DATA SHOWN -

---

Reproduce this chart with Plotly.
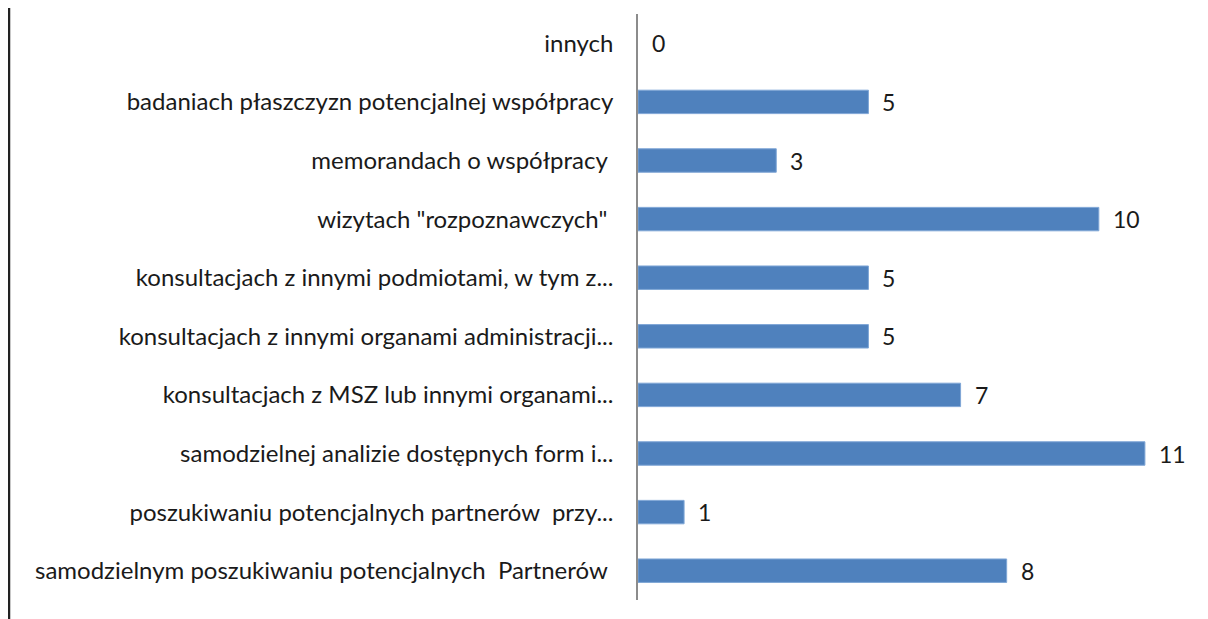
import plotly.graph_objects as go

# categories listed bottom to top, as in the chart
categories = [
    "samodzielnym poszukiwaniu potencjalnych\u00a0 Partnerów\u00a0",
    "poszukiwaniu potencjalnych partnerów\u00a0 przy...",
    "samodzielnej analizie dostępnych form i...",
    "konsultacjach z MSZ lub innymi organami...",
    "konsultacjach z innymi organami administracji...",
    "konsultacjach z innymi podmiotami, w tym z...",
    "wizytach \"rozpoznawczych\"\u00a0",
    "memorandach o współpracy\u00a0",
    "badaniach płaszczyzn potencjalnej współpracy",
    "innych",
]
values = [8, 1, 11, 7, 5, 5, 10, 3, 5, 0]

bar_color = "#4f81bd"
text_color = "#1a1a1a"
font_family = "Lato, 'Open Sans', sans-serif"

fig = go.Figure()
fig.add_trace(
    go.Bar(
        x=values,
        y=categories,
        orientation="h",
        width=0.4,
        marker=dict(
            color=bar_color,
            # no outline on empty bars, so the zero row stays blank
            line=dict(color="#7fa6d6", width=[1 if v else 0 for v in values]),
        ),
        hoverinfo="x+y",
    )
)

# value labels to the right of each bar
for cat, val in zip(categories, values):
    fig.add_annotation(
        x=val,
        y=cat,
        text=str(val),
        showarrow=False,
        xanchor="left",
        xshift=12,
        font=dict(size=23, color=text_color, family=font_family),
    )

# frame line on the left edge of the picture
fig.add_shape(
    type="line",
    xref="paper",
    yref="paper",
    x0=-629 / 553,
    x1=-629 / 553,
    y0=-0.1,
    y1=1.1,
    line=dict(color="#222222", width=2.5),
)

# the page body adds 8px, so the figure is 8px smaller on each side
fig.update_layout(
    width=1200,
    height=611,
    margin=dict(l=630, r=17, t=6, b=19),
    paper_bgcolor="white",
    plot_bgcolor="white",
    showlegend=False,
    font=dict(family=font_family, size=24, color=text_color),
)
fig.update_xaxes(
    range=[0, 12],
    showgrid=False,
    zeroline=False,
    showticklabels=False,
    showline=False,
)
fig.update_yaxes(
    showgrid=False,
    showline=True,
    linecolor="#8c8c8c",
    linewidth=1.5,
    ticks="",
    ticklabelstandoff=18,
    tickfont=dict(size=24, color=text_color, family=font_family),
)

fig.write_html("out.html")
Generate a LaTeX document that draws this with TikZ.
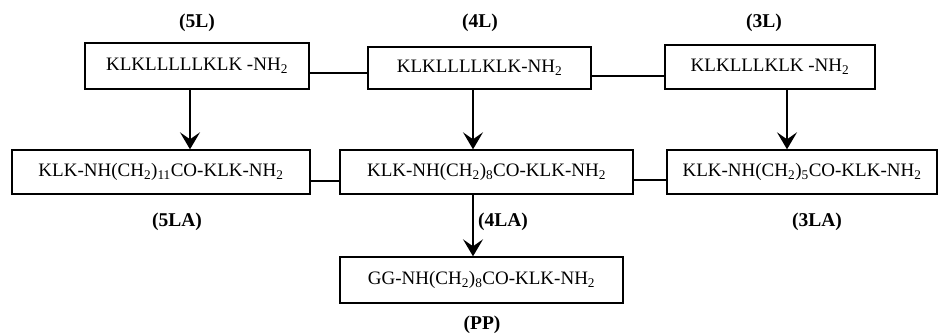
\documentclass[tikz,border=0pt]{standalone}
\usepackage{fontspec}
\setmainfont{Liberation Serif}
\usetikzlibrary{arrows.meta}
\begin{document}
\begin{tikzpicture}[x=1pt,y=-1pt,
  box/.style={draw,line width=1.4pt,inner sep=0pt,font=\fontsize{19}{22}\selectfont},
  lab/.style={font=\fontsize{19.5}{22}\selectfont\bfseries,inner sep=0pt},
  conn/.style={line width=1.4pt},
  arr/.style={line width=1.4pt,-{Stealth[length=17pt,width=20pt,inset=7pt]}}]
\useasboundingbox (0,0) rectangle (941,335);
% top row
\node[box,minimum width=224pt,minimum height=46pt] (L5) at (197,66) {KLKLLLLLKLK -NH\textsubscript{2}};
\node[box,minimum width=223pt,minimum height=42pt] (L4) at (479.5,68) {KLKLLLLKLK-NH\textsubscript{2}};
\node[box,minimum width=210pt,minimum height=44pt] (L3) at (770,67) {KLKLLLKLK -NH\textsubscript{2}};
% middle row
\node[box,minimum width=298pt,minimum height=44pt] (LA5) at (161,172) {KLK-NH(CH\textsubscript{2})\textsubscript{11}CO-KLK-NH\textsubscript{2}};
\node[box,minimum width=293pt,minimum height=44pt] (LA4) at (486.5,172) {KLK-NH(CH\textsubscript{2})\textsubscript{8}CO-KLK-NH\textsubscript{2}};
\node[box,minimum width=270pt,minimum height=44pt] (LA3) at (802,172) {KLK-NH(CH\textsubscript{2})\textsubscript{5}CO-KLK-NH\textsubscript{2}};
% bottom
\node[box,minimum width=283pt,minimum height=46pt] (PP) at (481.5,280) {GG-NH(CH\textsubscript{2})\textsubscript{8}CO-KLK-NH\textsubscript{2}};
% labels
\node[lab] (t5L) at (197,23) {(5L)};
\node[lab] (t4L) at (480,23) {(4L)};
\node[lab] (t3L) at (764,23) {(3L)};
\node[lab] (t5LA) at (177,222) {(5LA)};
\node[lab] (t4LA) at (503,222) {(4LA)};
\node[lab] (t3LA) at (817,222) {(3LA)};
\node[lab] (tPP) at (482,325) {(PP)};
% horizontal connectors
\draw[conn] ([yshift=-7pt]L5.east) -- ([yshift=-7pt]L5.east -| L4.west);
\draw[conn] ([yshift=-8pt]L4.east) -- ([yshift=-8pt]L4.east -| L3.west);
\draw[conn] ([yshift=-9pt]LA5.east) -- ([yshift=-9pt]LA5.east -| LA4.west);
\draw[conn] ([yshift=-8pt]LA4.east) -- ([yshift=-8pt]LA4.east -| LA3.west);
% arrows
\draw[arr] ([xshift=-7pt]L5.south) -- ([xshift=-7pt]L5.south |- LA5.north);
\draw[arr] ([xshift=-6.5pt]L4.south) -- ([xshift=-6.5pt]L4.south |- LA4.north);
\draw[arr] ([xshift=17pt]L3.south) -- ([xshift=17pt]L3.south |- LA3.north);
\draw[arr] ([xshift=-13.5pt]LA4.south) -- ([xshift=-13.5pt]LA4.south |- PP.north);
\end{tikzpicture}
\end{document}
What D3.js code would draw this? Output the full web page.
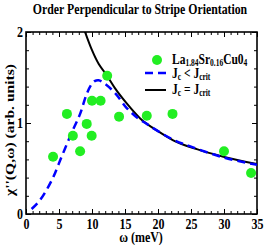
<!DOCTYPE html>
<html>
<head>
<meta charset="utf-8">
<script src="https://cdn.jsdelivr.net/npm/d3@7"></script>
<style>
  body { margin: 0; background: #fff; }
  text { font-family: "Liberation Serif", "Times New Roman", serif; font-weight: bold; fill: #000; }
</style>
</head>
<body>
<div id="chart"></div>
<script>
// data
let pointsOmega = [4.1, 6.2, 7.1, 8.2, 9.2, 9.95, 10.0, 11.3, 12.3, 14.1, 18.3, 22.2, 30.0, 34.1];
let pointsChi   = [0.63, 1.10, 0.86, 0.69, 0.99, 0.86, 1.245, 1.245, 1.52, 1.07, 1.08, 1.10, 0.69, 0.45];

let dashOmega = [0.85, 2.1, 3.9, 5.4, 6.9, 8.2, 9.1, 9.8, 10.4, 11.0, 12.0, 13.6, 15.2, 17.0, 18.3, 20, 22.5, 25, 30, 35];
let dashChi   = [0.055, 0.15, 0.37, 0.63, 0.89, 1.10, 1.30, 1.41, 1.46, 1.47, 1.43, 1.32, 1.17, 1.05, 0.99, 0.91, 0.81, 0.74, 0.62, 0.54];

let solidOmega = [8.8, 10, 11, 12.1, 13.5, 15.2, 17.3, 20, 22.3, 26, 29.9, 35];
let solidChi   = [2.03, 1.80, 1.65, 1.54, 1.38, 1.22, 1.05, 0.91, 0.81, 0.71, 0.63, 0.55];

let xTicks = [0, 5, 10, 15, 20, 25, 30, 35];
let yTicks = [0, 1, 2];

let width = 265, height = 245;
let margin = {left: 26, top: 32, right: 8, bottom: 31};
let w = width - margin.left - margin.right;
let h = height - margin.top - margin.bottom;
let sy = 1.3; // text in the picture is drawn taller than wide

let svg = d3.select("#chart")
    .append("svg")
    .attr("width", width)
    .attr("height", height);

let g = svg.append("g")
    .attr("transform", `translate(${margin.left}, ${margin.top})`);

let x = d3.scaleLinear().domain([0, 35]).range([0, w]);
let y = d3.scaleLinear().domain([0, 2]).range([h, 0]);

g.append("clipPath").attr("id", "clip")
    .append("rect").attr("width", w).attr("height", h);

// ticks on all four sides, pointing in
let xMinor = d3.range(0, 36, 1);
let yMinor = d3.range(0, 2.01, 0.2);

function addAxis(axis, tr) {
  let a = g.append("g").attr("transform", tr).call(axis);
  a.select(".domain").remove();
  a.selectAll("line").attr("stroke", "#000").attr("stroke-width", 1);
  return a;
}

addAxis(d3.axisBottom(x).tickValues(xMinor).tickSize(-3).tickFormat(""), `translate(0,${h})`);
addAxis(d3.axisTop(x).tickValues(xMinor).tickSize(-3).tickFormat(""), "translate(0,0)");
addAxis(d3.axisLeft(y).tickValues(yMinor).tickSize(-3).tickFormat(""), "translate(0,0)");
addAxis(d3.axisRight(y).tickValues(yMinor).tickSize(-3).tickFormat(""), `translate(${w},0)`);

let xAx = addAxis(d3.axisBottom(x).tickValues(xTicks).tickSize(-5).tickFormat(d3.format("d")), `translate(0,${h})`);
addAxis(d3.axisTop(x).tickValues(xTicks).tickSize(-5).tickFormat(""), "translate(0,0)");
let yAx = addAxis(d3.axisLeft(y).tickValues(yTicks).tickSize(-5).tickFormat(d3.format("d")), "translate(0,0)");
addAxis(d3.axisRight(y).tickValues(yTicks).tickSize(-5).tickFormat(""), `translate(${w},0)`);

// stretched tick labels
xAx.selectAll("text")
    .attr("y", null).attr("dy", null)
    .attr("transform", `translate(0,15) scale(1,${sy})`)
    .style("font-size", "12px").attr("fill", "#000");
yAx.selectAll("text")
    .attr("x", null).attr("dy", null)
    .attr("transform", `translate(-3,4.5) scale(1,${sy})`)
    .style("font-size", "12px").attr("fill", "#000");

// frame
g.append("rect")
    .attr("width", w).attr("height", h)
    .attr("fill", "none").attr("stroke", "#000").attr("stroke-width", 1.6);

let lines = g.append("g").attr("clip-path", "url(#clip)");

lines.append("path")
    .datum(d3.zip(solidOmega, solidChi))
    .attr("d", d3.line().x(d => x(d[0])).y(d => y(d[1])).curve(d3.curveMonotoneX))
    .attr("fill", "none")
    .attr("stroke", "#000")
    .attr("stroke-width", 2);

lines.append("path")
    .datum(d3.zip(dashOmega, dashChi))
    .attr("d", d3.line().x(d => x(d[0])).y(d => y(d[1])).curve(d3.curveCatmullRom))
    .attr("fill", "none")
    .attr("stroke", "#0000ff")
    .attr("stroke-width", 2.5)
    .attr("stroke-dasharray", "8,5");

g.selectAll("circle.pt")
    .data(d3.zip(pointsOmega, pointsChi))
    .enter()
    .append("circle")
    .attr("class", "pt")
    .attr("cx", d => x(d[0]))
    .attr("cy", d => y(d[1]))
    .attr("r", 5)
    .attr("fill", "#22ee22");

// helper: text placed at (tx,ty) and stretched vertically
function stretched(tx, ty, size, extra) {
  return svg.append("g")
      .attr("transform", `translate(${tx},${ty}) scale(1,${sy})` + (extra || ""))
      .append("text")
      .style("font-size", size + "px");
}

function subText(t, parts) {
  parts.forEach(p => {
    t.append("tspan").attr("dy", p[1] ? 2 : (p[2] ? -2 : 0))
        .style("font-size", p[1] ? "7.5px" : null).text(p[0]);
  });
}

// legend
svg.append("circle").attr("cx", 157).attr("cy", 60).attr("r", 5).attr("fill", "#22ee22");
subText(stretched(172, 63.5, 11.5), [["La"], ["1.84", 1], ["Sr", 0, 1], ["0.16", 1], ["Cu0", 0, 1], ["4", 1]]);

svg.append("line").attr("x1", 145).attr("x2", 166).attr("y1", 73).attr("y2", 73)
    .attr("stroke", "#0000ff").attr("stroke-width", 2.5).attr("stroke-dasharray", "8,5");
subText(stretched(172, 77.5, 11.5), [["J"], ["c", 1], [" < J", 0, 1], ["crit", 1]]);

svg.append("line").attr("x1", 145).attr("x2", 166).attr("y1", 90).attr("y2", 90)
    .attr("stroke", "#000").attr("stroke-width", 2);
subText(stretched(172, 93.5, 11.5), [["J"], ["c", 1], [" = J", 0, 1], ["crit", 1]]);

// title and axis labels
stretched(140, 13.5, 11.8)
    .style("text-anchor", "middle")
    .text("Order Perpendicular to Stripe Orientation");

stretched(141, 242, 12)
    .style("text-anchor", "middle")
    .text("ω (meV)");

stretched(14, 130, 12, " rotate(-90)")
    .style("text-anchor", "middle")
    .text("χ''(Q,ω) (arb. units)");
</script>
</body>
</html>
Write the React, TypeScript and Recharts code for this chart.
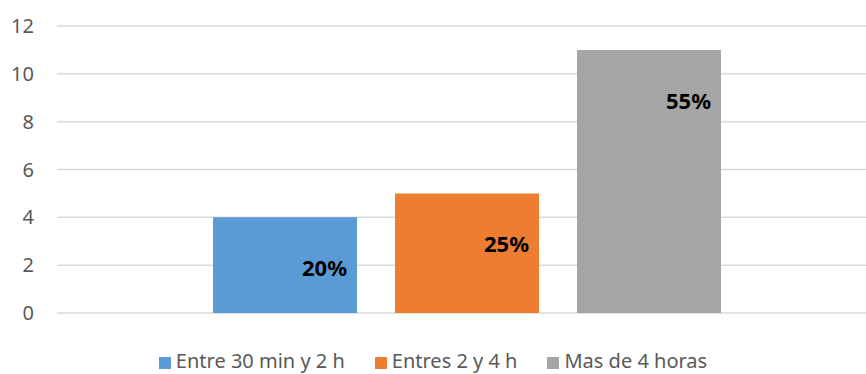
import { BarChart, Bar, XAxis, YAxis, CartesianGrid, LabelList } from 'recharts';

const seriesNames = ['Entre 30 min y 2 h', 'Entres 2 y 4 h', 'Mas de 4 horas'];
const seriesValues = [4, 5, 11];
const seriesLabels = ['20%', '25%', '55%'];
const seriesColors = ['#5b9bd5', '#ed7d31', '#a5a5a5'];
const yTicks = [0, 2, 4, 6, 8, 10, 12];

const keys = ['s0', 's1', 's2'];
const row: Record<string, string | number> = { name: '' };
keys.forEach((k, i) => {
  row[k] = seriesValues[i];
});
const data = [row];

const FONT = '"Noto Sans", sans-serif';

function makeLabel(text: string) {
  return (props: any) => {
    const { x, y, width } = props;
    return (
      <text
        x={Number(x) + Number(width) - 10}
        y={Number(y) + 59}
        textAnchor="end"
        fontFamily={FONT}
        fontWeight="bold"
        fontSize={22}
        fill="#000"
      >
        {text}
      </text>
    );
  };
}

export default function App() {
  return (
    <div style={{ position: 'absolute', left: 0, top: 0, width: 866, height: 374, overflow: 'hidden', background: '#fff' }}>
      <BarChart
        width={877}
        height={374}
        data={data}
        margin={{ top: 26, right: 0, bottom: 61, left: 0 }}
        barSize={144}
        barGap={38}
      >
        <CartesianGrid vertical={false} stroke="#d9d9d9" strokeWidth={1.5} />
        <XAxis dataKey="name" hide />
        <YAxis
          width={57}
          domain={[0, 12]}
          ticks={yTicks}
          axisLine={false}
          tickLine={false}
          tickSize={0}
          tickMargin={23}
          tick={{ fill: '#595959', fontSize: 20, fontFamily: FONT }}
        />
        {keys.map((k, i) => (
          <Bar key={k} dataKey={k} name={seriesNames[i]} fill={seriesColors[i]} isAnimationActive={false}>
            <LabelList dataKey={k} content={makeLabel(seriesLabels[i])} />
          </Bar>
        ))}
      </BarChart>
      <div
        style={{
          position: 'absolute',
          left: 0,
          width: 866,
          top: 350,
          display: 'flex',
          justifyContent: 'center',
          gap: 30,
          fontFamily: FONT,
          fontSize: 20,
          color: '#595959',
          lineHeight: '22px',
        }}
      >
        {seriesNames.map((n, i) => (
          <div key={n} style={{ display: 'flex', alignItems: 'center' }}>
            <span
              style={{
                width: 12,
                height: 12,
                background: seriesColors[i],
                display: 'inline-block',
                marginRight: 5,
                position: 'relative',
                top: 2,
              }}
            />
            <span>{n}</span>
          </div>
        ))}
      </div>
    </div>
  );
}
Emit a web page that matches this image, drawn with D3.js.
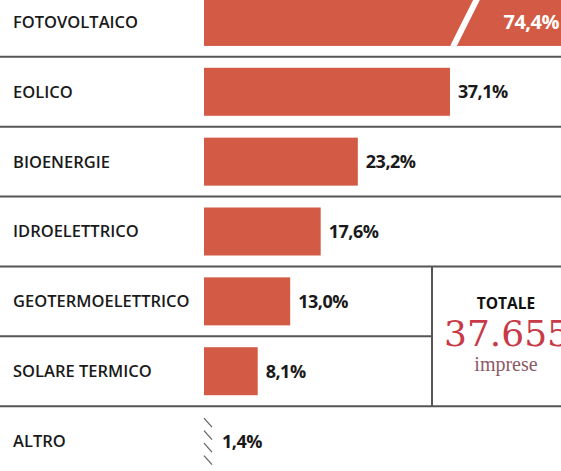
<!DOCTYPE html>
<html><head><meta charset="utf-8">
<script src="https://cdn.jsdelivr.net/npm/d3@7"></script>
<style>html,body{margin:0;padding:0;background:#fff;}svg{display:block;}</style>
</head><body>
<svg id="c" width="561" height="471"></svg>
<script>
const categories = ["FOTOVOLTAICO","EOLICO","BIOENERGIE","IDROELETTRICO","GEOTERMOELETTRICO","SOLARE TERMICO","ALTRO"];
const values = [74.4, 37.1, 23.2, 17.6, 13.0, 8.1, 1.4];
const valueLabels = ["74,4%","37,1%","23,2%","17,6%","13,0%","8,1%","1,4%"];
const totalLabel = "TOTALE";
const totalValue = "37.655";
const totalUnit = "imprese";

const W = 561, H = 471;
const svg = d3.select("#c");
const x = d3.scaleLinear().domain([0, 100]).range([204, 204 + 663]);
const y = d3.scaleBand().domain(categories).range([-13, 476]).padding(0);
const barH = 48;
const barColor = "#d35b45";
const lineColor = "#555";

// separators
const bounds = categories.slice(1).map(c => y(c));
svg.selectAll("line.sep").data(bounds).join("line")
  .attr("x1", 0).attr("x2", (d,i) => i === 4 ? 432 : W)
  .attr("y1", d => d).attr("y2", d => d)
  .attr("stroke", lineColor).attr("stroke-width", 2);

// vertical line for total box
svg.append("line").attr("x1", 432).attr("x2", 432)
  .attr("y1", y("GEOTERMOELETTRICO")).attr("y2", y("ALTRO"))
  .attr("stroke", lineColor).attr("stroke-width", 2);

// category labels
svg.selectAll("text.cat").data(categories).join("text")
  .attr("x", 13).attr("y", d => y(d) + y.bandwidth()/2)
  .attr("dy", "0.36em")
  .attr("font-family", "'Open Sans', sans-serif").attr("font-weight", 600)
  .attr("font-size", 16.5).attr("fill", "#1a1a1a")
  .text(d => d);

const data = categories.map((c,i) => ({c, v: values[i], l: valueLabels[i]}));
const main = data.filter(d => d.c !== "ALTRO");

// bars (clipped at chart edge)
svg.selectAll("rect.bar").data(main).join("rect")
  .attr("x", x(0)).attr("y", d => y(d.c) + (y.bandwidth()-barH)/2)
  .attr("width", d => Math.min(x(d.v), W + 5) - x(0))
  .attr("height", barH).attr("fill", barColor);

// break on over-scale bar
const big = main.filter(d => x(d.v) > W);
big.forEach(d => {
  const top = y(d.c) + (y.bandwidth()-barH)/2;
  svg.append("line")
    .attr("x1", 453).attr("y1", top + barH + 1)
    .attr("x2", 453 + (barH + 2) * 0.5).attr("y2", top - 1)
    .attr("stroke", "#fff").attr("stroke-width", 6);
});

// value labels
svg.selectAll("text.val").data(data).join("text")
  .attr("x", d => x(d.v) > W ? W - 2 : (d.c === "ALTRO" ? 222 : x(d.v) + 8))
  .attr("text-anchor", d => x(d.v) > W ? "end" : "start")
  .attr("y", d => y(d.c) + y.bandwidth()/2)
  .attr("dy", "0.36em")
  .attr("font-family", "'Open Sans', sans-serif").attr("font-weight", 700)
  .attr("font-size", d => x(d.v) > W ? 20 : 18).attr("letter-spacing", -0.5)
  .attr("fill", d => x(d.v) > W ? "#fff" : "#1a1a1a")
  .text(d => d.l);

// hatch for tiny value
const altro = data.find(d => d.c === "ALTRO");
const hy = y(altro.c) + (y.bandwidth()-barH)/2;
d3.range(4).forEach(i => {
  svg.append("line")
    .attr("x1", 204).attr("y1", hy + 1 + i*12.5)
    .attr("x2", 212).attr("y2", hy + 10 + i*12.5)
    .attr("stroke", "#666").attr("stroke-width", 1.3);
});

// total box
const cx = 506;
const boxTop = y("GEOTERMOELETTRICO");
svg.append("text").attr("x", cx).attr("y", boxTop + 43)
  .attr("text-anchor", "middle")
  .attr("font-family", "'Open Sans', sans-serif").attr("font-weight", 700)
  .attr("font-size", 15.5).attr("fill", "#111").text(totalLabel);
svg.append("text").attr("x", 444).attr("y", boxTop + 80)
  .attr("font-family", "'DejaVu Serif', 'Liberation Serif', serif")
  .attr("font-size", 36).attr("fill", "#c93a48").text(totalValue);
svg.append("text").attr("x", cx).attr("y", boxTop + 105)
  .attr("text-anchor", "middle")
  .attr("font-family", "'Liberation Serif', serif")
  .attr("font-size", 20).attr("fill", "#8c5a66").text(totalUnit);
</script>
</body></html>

---

THE REQUEST -
Copy each line of the listing that holds the word "code".

OUTPUT FOR THIS TASK -
What D3.js code would draw this? Output the full web page.
Write the React, TypeScript and Recharts code for this chart.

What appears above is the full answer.